Knitting wise, I’ve just finished the Chunky Lacy Throw, but need to wait for daylight for some decent pictures. I’m onto the final button band for the Martha cardigan so again there’ll be pictures once it’s in shape. And the two remaining Christmas presents are making slow but steady progress. Of course today was the perfect weather for both of them if only they’d been ready, but they’ll just have to wait their turn for now. I’m alternating them with other, smaller things to stop myself going crazy but I’m hoping for a full-on attack this weekend (an evening’s babysitting will be put to good use).
So, rather than the knits, today I thought I’d share a brief playlist of tunes that I’ve been playing over and over lately. An excellent New Year’s detox for the festive over-indulgence of Slade, Cliff Richard and Alexandra bloody Burke.
Bon Iver is the ultimate soundtrack for this kind of weather. Recording most of his album For Emma, Forever Ago in a cabin in Wisconsin in the depths of winter, this is music that seems to be drifting to you through a snowstorm. If the thought of a bloke with a guitar angsting in a wooden shed fills you with horror, be brave and give it a chance. It’s way better than the stereotype. Have a listen of Skinny Love. My personal album of 2008.
Followed very closely by the precocious talent of Laura Marling, who recorded Alas, I Cannot Swim at the age of 17 and was therefore thrown out of one of her own gigs for being underage. So she played on the pavement instead, bless her. Night Terror crawled into my head and won’t budge.

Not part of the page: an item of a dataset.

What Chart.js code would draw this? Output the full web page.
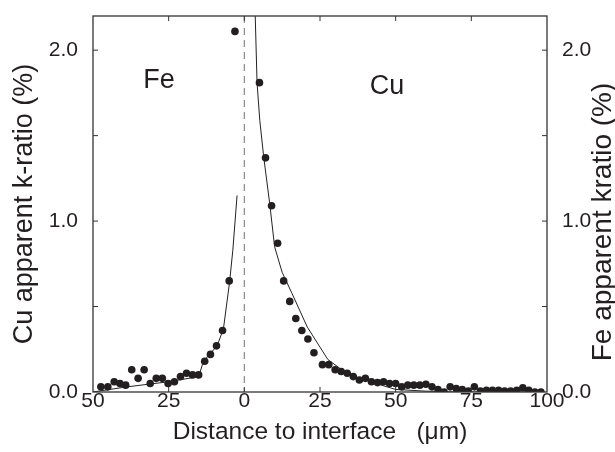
<!DOCTYPE html>
<html>
<head>
<meta charset="utf-8">
<script src="https://cdn.jsdelivr.net/npm/chart.js@4.4.1/dist/chart.umd.min.js"></script>
<style>
  body { margin: 0; background: #fff; }
  #wrap { width: 615px; height: 452px; position: relative; }
</style>
</head>
<body>
<div id="wrap"><canvas id="myChart"></canvas></div>
<script>
// measured points, Fe side (distance shown as negative x)
var feX = [-47.4, -45.1, -43.0, -41.1, -39.2, -37.2, -35.1, -33.1, -31.1, -29.1, -27.1, -25.2,
           -23.1, -21.1, -19.1, -17.1, -15.1, -13.1, -11.2, -9.2, -7.2, -5.0, -3.1];
var feY = [0.03, 0.03, 0.06, 0.05, 0.04, 0.13, 0.08, 0.13, 0.05, 0.08, 0.08, 0.05,
           0.06, 0.09, 0.11, 0.10, 0.10, 0.18, 0.22, 0.27, 0.36, 0.65, 2.11];
// measured points, Cu side
var cuX = [5, 7, 9, 11, 13, 15, 17, 19, 21, 23, 25.8, 27.9, 30, 32, 34, 36, 38, 40, 42, 44, 46, 48,
           50, 52, 54, 56, 58, 60, 62, 64, 66, 68, 70, 72, 74, 76, 78, 80, 82, 84, 86, 88, 90, 92, 94, 96, 98];
var cuY = [1.81, 1.37, 1.09, 0.87, 0.65, 0.53, 0.43, 0.36, 0.31, 0.23, 0.16, 0.16, 0.13, 0.12, 0.11, 0.09, 0.07, 0.08, 0.06, 0.055, 0.06, 0.05,
           0.05, 0.03, 0.04, 0.04, 0.04, 0.045, 0.03, 0.015, 0.0, 0.03, 0.02, 0.015, 0.005, 0.03, 0.005, 0.01, 0.01, 0.01, 0.005, 0.005, 0.01, 0.025, 0.01, 0.0, 0.0];
// calculated curves
var feLineX = [-50, -38.8, -25, -15.1, -13.5, -9, -6.9, -4.9, -3.8, -2.4];
var feLineY = [0.0, 0.03, 0.06, 0.09, 0.18, 0.27, 0.37, 0.64, 0.83, 1.15];
var cuLineX = [3.45, 4.2, 5.1, 6.4, 8.4, 10, 12.5, 15.8, 20.8, 27.6, 34.5, 43.4, 50, 60, 70, 80, 90, 98];
var cuLineY = [2.3, 1.81, 1.59, 1.375, 1.10, 0.85, 0.70, 0.575, 0.38, 0.19, 0.10, 0.05, 0.015, 0.005, 0, 0, 0, 0];

var xTicks = [-25, 0, 25, 50, 75];
var yTicks = [0.5, 1.0, 1.5, 2.0];
var regionNames = ['Fe', 'Cu'];
var regionX = [-33.4, 41.4];
var regionY = [1.78, 1.745];

var ink = '#231f20';
var sans = 'Liberation Sans, Arial, Helvetica, sans-serif';

function pts(xs, ys) {
    var out = [];
    for (var i = 0; i < xs.length; i++) out.push({x: xs[i], y: ys[i]});
    return out;
}

var decor = {
    id: 'decor',
    beforeDatasetsDraw: function(chart) {
        var ctx = chart.ctx, a = chart.chartArea, x0 = chart.scales.x.getPixelForValue(0);
        ctx.save();
        ctx.strokeStyle = '#8a8a8a';
        ctx.lineWidth = 1.2;
        ctx.setLineDash([7, 5]);
        ctx.beginPath();
        ctx.moveTo(x0, a.top);
        ctx.lineTo(x0, a.bottom);
        ctx.stroke();
        ctx.restore();
    },
    afterDatasetsDraw: function(chart) {
        var ctx = chart.ctx, a = chart.chartArea;
        var sx = chart.scales.x, sy = chart.scales.y;
        ctx.save();
        ctx.strokeStyle = '#333';
        ctx.lineWidth = 1.3;
        ctx.strokeRect(a.left, a.top, a.right - a.left, a.bottom - a.top);
        ctx.lineWidth = 1;
        ctx.beginPath();
        xTicks.forEach(function(v) {
            var p = sx.getPixelForValue(v);
            ctx.moveTo(p, a.bottom); ctx.lineTo(p, a.bottom - 5);
            ctx.moveTo(p, a.top); ctx.lineTo(p, a.top + 5);
        });
        yTicks.forEach(function(v) {
            var p = sy.getPixelForValue(v);
            ctx.moveTo(a.left, p); ctx.lineTo(a.left + 5, p);
            ctx.moveTo(a.right, p); ctx.lineTo(a.right - 5, p);
        });
        ctx.stroke();

        ctx.fillStyle = ink;
        ctx.font = '27px ' + sans;
        ctx.textAlign = 'left';
        ctx.textBaseline = 'alphabetic';
        for (var i = 0; i < regionNames.length; i++) {
            ctx.fillText(regionNames[i], sx.getPixelForValue(regionX[i]), sy.getPixelForValue(regionY[i]));
        }

        // right axis title reads bottom to top
        ctx.translate(a.right + 56, (a.top + a.bottom) / 2 + 18);
        ctx.rotate(-Math.PI / 2);
        ctx.font = '28px ' + sans;
        ctx.textAlign = 'center';
        ctx.textBaseline = 'middle';
        ctx.fillText('Fe apparent kratio (%)', 0, 0);
        ctx.restore();
    }
};

var tickFont = {family: sans, size: 21};

function fixWidth(w) {
    return function(s) {
        s.width = w;
        s.paddingTop = 0;
        s.paddingBottom = 0;
    };
}

new Chart(document.getElementById('myChart'), {
    type: 'scatter',
    data: {
        datasets: [
            {data: pts(feX, feY), backgroundColor: ink, pointRadius: 3.8, borderWidth: 0, showLine: false},
            {data: pts(cuX, cuY), backgroundColor: ink, pointRadius: 3.8, borderWidth: 0, showLine: false},
            {data: pts(feLineX, feLineY), showLine: true, borderColor: '#222', borderWidth: 1, pointRadius: 0, fill: false},
            {data: pts(cuLineX, cuLineY), showLine: true, borderColor: '#222', borderWidth: 1, pointRadius: 0, fill: false}
        ]
    },
    options: {
        responsive: true,
        maintainAspectRatio: false,
        animation: false,
        layout: {padding: {top: 16, left: 0, right: 0, bottom: 0}},
        plugins: {legend: {display: false}, tooltip: {enabled: false}},
        scales: {
            x: {
                type: 'linear', min: -50, max: 100,
                grid: {display: false, drawTicks: false},
                border: {display: false},
                ticks: {stepSize: 25, padding: -3, color: ink, font: tickFont, maxRotation: 0,
                        callback: function(v) { return Math.abs(v); }},
                title: {display: true, text: 'Distance to interface   (μm)', color: ink,
                        font: {family: sans, size: 24.5}, padding: {top: 0, bottom: 5}},
                afterFit: function(s) { s.height = 60; s.paddingLeft = 0; s.paddingRight = 0; }
            },
            y: {
                min: 0, max: 2.2,
                grid: {display: false, drawTicks: false},
                border: {display: false},
                ticks: {stepSize: 1, includeBounds: false, padding: 15, color: ink, font: tickFont,
                        callback: function(v) { return v.toFixed(1); }},
                title: {display: true, text: 'Cu apparent k-ratio (%)', color: ink,
                        font: {family: sans, size: 27}, padding: {top: 8, bottom: 0}},
                afterFit: fixWidth(93)
            },
            y2: {
                position: 'right', min: 0, max: 2.2,
                grid: {display: false, drawTicks: false},
                border: {display: false},
                ticks: {stepSize: 1, includeBounds: false, padding: 15, color: ink, font: tickFont,
                        callback: function(v) { return v.toFixed(1); }},
                afterFit: fixWidth(68)
            }
        }
    },
    plugins: [decor]
});
</script>
</body>
</html>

The aforementioned Once, featuring the musical talents of Glen Hansard and Marketa Irglova, who won an Oscar for their efforts. Falling Slowly is the sweet love song that bagged them the statue but there are other tracks with more of a bitter bite.

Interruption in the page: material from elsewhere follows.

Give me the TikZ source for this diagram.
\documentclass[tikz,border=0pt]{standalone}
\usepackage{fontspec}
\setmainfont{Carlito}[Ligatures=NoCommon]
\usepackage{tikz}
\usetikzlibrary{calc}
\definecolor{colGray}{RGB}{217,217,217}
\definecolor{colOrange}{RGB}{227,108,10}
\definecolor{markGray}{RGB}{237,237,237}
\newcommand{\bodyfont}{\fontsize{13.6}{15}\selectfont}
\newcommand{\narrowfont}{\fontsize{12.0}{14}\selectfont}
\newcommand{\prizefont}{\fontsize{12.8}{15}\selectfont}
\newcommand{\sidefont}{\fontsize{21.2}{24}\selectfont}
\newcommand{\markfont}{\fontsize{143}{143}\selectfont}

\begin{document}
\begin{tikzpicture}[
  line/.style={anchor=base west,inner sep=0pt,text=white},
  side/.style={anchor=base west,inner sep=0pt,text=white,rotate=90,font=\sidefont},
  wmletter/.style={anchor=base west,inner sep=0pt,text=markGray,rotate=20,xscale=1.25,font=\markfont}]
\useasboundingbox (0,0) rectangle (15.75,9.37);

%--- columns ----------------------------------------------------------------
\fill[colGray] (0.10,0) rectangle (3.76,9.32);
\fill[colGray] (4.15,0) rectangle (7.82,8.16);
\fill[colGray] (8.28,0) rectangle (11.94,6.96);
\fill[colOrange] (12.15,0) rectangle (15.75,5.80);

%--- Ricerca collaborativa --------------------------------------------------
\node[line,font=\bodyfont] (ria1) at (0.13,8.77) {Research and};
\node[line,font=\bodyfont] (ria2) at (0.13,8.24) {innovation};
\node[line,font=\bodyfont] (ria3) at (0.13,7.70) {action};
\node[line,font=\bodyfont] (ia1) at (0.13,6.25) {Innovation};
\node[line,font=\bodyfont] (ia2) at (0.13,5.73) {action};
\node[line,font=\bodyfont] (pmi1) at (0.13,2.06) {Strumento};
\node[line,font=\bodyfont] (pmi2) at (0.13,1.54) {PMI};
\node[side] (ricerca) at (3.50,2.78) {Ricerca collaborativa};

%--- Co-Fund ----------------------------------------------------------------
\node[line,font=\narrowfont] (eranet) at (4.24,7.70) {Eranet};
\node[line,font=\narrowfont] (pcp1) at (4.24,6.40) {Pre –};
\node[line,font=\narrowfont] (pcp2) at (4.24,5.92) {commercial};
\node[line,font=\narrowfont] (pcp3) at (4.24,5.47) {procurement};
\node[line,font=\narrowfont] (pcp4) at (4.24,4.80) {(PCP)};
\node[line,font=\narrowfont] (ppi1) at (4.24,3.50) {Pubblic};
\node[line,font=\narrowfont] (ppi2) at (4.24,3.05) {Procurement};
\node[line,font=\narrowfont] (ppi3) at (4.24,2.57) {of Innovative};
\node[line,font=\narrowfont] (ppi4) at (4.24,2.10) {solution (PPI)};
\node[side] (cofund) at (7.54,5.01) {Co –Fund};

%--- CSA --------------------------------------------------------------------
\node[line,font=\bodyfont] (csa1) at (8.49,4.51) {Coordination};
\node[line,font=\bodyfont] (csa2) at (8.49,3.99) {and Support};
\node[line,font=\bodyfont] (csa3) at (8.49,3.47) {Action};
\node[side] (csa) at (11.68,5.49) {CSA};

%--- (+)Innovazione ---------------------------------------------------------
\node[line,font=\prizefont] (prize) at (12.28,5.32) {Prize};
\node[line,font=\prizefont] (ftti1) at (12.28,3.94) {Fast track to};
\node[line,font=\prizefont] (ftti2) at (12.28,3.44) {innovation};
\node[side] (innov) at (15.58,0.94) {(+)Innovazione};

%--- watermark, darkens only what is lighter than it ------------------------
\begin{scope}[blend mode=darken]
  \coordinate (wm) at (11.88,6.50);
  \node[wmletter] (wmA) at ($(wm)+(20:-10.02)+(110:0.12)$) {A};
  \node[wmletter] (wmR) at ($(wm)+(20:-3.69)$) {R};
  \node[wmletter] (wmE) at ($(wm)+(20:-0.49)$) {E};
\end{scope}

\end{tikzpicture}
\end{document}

I’d never heard of Seth Lakeman until I found myself at a gig of his, which turned into some kind of West Country craic by the end of the evening. Lots of fun. Again, if a man with a fiddle isn’t generally your cup of tea, you might be surprised. Watching him play Kitty Jay live is pretty impressive and I find it oddly comforting that people are writing songs about ghosts and shipwrecks and the beast of Bodmin Moor. Makes a nice change from all that post-modern ironic wit flying about.
St. Vincent is another talented lady, often to be found playing with Sufjan Stevens, whose songs vary from waltzes about the French Revolution to marriage proposals to strangers (“We’ll do what Mary and Joseph did. Without the kid”).

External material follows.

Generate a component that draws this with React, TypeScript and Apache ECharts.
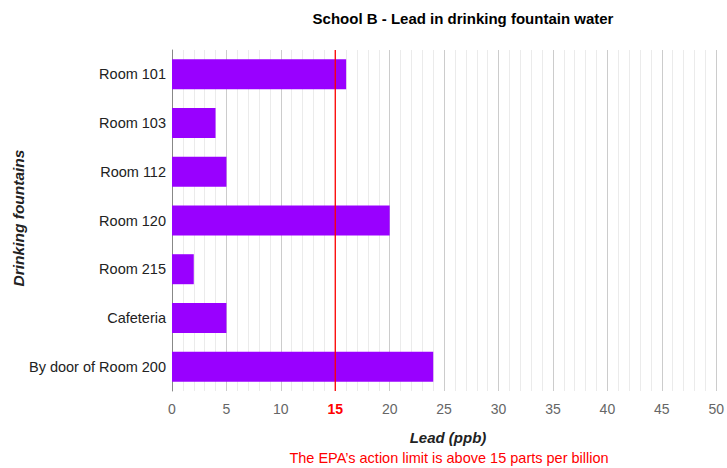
import React, { useEffect, useRef } from "react";
import * as echarts from "echarts";

const categories = ["Room 101", "Room 103", "Room 112", "Room 120", "Room 215", "Cafeteria", "By door of Room 200"];
const leadValues = [16, 4, 5, 20, 2, 5, 24];
const epaLimit = 15;
const chartTitle = "School B - Lead in drinking fountain water";
const xTitle = "Lead (ppb)";
const yTitle = "Drinking fountains";
const note = "The EPA\u2019s action limit is above 15 parts per billion";

const FONT = "Liberation Sans, Arial, sans-serif";
const GRID_TOP = 50;
const GRID_BOTTOM = 77;
const HEIGHT = 468;

export default function App() {
  const ref = useRef<HTMLDivElement>(null);
  useEffect(() => {
    if (!ref.current) return;
    const chart = echarts.init(ref.current, null, { renderer: "svg" });
    chart.setOption({
      animation: false,
      backgroundColor: "#ffffff",
      textStyle: { fontFamily: FONT },
      grid: { left: 172, right: 10, top: GRID_TOP, bottom: GRID_BOTTOM, containLabel: false },
      xAxis: {
        type: "value",
        min: 0,
        max: 50,
        interval: 5,
        axisLine: { show: false },
        axisTick: { show: false },
        minorTick: { show: false, splitNumber: 5 },
        splitLine: { show: true, lineStyle: { color: "#cccccc", width: 1 } },
        minorSplitLine: { show: true, lineStyle: { color: "#ebebeb", width: 1 } },
        axisLabel: {
          margin: 11,
          fontSize: 14,
          color: "#666666",
          fontFamily: FONT,
          formatter: (v: number) => (v === epaLimit ? "{red|" + v + "}" : String(v)),
          rich: { red: { color: "#ff0000", fontWeight: "bold", fontSize: 14, fontFamily: FONT } },
        },
      },
      yAxis: {
        type: "category",
        data: categories,
        inverse: true,
        axisLine: { show: true, lineStyle: { color: "#888888", width: 1 } },
        axisTick: { show: false },
        splitLine: { show: false },
        axisLabel: { margin: 6, fontSize: 14.5, color: "#222222", fontFamily: FONT },
      },
      series: [
        {
          type: "bar",
          data: leadValues,
          barWidth: 30,
          itemStyle: { color: "#9900ff" },
          z: 2,
        },
      ],
      graphic: [
        {
          type: "text",
          x: 463,
          y: 18,
          style: {
            text: chartTitle,
            fontSize: 15,
            fontWeight: "bold",
            fill: "#000000",
            fontFamily: FONT,
            align: "center",
            verticalAlign: "middle",
          },
        },
        {
          type: "text",
          x: 448,
          y: 437,
          style: {
            text: xTitle,
            fontSize: 15,
            fontWeight: "bold",
            fontStyle: "italic",
            fill: "#222222",
            fontFamily: FONT,
            align: "center",
            verticalAlign: "middle",
          },
        },
        {
          type: "text",
          x: 449,
          y: 458,
          style: {
            text: note,
            fontSize: 14.5,
            fill: "#ff0000",
            fontFamily: FONT,
            align: "center",
            verticalAlign: "middle",
          },
        },
        {
          type: "text",
          x: 18,
          y: 218,
          rotation: Math.PI / 2,
          style: {
            text: yTitle,
            fontSize: 15.5,
            fontWeight: "bold",
            fontStyle: "italic",
            fill: "#222222",
            fontFamily: FONT,
            align: "center",
            verticalAlign: "middle",
          },
        },
      ],
    });
    const xp = chart.convertToPixel({ xAxisIndex: 0 }, epaLimit) as number;
    chart.setOption({
      graphic: [
        {
          id: "epaLine",
          type: "line",
          z: 100,
          shape: { x1: xp, y1: GRID_TOP, x2: xp, y2: HEIGHT - GRID_BOTTOM },
          style: { stroke: "#ff0000", lineWidth: 1.3 },
          silent: true,
        },
      ],
    });
    return () => chart.dispose();
  }, []);
  return <div ref={ref} style={{ width: 727, height: 468, position: "fixed", left: 0, top: 0 }} />;
}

And finally, she may have a voice from another planet, but Joanna Newsom (and that bloke from the whiskey advert) show that if you’re not rocking out with a harp then you’re just not trying hard enough. Bridges and Balloons is probably what the Owl and the Pussycat listen to on their travels.
All the hot-tip predictions I’ve heard so far for 2009 have involved electronica/synths/the 80s for some reason, although I’m pleased a lot of them are women, after the recent glut of testosterone-loaded guitar bands. Anyone have any folksome predictions or recommendations?